Goal: Your answer is a single number: how many lines hold the word "image"?

[START]

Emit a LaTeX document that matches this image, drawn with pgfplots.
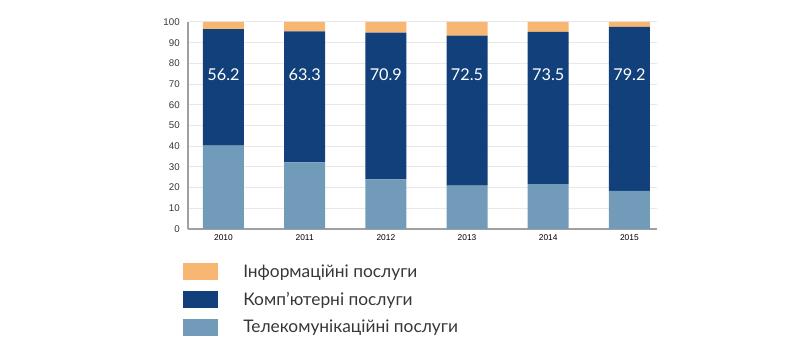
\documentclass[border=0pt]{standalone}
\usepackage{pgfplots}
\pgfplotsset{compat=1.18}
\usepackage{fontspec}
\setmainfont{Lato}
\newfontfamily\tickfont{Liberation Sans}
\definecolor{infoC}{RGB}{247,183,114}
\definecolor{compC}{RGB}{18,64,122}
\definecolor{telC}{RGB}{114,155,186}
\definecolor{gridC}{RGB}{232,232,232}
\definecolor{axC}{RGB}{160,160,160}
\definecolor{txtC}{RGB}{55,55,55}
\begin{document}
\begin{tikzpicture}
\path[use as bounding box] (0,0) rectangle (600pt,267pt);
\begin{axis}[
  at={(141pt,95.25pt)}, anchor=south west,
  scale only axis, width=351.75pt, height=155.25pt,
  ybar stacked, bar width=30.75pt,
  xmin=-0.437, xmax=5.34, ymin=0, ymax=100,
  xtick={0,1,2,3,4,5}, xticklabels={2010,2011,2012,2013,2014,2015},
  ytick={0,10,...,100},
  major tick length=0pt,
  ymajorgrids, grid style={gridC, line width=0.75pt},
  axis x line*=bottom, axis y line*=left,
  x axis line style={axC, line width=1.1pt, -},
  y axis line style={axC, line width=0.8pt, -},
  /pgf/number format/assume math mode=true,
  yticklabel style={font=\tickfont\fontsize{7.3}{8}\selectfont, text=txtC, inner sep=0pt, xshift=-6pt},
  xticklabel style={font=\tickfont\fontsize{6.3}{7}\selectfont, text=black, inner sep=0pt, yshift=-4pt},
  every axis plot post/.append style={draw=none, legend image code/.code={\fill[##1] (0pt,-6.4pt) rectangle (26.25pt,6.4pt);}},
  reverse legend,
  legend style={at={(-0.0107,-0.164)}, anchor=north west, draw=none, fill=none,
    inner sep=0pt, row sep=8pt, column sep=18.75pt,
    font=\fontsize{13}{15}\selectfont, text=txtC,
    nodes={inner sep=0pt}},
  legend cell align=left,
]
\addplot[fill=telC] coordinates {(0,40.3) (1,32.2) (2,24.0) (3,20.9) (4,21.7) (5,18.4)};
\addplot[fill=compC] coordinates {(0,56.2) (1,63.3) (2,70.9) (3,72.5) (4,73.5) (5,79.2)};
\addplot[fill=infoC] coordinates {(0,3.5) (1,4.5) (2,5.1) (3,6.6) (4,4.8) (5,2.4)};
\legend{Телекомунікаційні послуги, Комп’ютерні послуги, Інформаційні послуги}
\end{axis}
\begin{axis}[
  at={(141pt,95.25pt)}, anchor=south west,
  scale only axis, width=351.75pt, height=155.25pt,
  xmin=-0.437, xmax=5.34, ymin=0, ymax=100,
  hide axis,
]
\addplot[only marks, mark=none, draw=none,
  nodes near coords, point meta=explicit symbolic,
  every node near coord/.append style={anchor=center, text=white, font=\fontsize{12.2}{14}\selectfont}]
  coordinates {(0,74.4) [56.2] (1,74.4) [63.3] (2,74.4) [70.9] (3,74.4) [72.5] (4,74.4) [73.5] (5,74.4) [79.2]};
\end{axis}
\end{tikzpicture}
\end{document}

[END]

Solution to this problem: 2